WORK REQUIRED:
Leave out the pictures and retype only the lines from the opening line to the line that holds "190.5, 197.6, 201.5];", both ends included.

RECORDED DATA:
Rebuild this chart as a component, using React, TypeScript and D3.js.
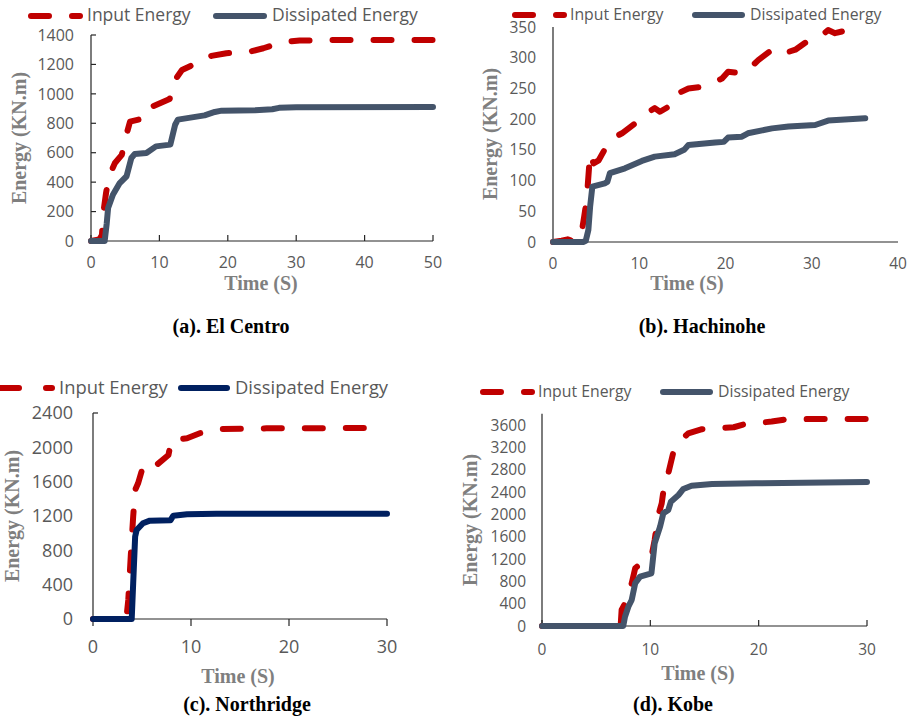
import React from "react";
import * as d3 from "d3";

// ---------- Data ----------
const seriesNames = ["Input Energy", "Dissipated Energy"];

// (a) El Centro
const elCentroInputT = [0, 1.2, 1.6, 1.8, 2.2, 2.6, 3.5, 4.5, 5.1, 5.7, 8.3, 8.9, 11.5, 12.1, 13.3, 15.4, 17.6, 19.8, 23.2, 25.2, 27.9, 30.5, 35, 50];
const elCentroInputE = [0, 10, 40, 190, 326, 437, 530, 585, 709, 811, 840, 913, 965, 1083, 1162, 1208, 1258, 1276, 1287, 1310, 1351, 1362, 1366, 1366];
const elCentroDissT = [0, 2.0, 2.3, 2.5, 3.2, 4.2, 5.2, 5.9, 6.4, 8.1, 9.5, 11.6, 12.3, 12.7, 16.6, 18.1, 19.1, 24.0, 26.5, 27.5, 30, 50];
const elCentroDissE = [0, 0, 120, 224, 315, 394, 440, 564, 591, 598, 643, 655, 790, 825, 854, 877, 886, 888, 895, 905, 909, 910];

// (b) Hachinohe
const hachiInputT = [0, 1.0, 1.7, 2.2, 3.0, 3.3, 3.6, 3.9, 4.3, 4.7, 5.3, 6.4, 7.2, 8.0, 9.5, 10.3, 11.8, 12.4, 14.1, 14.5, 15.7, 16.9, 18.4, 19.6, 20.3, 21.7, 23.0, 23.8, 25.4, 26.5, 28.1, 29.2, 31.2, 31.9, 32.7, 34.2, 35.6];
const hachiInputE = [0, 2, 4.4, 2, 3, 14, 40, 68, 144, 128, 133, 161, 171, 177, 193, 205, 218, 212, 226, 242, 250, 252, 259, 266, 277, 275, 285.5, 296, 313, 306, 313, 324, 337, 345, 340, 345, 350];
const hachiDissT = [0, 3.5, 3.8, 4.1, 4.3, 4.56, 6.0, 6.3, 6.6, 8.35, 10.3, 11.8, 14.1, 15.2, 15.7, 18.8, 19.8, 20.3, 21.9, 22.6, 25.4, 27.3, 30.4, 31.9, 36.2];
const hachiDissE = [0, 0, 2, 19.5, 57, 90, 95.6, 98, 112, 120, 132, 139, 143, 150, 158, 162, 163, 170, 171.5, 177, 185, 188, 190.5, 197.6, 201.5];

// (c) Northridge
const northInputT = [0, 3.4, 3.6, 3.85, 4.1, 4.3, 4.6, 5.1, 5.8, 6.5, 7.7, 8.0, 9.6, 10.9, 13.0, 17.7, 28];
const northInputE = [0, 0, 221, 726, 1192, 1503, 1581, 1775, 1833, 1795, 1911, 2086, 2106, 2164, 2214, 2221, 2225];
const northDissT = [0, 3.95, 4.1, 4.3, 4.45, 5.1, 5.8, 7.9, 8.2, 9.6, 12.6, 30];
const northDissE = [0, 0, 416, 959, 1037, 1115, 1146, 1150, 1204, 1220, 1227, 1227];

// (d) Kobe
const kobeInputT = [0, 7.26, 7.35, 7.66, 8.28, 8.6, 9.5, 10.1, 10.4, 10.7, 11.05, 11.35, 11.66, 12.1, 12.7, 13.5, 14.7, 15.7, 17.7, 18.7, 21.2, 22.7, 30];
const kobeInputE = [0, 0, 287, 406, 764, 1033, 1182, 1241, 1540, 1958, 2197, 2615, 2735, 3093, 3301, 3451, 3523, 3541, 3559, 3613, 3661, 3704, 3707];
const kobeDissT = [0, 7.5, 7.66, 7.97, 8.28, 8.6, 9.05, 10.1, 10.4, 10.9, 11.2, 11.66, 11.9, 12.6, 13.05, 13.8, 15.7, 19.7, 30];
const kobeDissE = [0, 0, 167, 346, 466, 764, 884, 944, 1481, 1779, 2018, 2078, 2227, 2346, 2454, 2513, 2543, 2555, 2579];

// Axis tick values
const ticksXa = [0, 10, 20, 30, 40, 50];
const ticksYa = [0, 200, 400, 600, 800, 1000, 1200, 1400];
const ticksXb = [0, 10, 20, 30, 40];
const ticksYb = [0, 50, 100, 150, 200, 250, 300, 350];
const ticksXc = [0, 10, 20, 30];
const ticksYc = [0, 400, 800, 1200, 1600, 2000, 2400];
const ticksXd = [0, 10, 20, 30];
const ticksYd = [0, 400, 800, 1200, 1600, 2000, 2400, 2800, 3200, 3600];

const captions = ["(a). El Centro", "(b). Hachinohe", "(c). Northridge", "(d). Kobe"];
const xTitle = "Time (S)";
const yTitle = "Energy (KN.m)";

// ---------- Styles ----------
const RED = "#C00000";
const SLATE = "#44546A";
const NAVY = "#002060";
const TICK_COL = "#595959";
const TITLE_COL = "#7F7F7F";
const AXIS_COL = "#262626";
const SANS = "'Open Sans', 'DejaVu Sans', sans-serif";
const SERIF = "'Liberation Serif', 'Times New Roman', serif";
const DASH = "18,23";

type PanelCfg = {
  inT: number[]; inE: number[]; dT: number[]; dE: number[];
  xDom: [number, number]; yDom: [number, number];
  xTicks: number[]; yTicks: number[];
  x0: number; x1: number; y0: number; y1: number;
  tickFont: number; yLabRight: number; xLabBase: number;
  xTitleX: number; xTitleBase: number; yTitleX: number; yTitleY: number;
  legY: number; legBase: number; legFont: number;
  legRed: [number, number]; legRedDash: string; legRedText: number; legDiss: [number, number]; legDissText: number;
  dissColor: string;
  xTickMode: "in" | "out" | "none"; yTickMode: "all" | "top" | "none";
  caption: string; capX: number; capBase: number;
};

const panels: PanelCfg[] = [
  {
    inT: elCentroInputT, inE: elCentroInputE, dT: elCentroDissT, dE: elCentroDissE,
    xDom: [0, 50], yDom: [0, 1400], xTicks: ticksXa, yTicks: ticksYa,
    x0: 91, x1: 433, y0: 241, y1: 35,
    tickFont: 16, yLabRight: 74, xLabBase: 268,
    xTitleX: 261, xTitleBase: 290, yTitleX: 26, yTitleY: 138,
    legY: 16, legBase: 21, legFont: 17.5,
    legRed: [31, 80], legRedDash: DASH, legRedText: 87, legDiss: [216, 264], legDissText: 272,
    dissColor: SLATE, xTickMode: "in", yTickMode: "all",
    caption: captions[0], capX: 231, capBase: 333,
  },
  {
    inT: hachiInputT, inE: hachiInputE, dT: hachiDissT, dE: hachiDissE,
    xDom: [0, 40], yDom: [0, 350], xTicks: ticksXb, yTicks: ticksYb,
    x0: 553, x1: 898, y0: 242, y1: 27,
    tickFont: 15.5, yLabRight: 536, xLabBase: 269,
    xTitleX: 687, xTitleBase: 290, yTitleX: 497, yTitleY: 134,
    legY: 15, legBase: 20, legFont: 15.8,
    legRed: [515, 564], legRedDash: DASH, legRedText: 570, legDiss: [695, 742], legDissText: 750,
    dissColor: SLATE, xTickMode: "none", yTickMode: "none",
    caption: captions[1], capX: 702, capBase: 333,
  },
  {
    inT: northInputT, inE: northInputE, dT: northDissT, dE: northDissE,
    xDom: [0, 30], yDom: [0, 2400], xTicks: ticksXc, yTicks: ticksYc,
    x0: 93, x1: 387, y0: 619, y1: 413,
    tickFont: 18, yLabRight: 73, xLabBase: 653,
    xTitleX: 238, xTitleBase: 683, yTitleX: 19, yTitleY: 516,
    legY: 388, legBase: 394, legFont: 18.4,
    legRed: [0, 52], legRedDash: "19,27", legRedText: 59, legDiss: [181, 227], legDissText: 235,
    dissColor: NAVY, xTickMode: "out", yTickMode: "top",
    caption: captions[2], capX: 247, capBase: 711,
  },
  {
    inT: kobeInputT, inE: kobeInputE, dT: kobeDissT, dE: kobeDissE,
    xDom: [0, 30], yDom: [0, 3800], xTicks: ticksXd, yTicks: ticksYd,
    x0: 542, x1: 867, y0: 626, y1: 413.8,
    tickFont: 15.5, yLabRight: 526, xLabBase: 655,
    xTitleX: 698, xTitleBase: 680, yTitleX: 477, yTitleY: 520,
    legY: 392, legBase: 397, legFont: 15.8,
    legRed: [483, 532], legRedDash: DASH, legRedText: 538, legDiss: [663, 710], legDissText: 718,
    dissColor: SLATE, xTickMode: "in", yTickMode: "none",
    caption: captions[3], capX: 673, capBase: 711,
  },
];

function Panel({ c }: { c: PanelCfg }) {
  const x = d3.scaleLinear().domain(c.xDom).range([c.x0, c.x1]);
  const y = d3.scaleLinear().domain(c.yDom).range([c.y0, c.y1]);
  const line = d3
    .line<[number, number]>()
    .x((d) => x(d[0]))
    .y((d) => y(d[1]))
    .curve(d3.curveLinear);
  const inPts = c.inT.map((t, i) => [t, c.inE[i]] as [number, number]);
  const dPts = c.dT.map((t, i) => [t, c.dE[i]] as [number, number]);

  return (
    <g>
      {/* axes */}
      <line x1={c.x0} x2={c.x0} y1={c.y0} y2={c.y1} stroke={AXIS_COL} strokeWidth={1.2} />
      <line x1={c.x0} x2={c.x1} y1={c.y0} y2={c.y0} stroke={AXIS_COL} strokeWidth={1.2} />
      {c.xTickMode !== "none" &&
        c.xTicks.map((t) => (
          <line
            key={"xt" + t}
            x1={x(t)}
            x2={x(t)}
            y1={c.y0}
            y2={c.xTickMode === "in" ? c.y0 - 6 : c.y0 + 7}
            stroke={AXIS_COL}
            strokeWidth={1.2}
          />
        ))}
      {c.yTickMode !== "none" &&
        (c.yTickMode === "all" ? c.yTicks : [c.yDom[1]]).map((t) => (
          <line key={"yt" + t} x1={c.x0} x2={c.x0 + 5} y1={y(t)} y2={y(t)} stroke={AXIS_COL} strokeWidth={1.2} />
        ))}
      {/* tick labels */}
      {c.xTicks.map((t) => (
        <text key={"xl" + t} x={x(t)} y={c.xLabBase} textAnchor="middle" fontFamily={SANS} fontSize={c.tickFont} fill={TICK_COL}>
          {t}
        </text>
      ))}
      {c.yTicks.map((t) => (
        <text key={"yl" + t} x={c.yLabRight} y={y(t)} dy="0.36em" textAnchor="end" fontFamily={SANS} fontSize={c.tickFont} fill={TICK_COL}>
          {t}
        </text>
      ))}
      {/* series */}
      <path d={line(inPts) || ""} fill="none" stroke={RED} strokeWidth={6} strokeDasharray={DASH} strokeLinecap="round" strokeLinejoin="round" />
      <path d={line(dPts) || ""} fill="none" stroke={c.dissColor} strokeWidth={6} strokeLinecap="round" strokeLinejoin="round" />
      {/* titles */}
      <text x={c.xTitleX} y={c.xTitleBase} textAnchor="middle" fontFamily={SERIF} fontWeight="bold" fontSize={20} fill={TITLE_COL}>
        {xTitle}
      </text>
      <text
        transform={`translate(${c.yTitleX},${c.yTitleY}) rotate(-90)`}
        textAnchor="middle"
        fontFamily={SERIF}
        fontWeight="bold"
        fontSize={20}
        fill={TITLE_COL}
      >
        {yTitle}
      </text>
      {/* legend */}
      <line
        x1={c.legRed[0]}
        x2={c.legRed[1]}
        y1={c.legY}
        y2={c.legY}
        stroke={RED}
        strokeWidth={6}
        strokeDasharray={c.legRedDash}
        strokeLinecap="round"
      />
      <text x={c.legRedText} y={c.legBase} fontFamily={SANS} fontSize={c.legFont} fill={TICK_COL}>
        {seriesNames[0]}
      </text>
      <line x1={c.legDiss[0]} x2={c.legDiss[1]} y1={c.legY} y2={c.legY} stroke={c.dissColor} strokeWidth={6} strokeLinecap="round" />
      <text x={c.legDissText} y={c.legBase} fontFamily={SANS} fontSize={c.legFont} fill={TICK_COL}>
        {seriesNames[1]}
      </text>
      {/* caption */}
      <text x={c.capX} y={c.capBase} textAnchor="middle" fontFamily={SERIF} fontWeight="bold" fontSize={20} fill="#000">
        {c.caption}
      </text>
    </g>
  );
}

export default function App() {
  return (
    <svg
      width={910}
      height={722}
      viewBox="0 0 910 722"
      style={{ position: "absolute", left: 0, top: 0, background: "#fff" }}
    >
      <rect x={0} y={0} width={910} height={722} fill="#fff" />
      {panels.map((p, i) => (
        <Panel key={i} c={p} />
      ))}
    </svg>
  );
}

THE RESULT:
Rebuild this chart as a component, using React, TypeScript and D3.js.
import React from "react";
import * as d3 from "d3";

// ---------- Data ----------
const seriesNames = ["Input Energy", "Dissipated Energy"];

// (a) El Centro
const elCentroInputT = [0, 1.2, 1.6, 1.8, 2.2, 2.6, 3.5, 4.5, 5.1, 5.7, 8.3, 8.9, 11.5, 12.1, 13.3, 15.4, 17.6, 19.8, 23.2, 25.2, 27.9, 30.5, 35, 50];
const elCentroInputE = [0, 10, 40, 190, 326, 437, 530, 585, 709, 811, 840, 913, 965, 1083, 1162, 1208, 1258, 1276, 1287, 1310, 1351, 1362, 1366, 1366];
const elCentroDissT = [0, 2.0, 2.3, 2.5, 3.2, 4.2, 5.2, 5.9, 6.4, 8.1, 9.5, 11.6, 12.3, 12.7, 16.6, 18.1, 19.1, 24.0, 26.5, 27.5, 30, 50];
const elCentroDissE = [0, 0, 120, 224, 315, 394, 440, 564, 591, 598, 643, 655, 790, 825, 854, 877, 886, 888, 895, 905, 909, 910];

// (b) Hachinohe
const hachiInputT = [0, 1.0, 1.7, 2.2, 3.0, 3.3, 3.6, 3.9, 4.3, 4.7, 5.3, 6.4, 7.2, 8.0, 9.5, 10.3, 11.8, 12.4, 14.1, 14.5, 15.7, 16.9, 18.4, 19.6, 20.3, 21.7, 23.0, 23.8, 25.4, 26.5, 28.1, 29.2, 31.2, 31.9, 32.7, 34.2, 35.6];
const hachiInputE = [0, 2, 4.4, 2, 3, 14, 40, 68, 144, 128, 133, 161, 171, 177, 193, 205, 218, 212, 226, 242, 250, 252, 259, 266, 277, 275, 285.5, 296, 313, 306, 313, 324, 337, 345, 340, 345, 350];
const hachiDissT = [0, 3.5, 3.8, 4.1, 4.3, 4.56, 6.0, 6.3, 6.6, 8.35, 10.3, 11.8, 14.1, 15.2, 15.7, 18.8, 19.8, 20.3, 21.9, 22.6, 25.4, 27.3, 30.4, 31.9, 36.2];
const hachiDissE = [0, 0, 2, 19.5, 57, 90, 95.6, 98, 112, 120, 132, 139, 143, 150, 158, 162, 163, 170, 171.5, 177, 185, 188, 190.5, 197.6, 201.5];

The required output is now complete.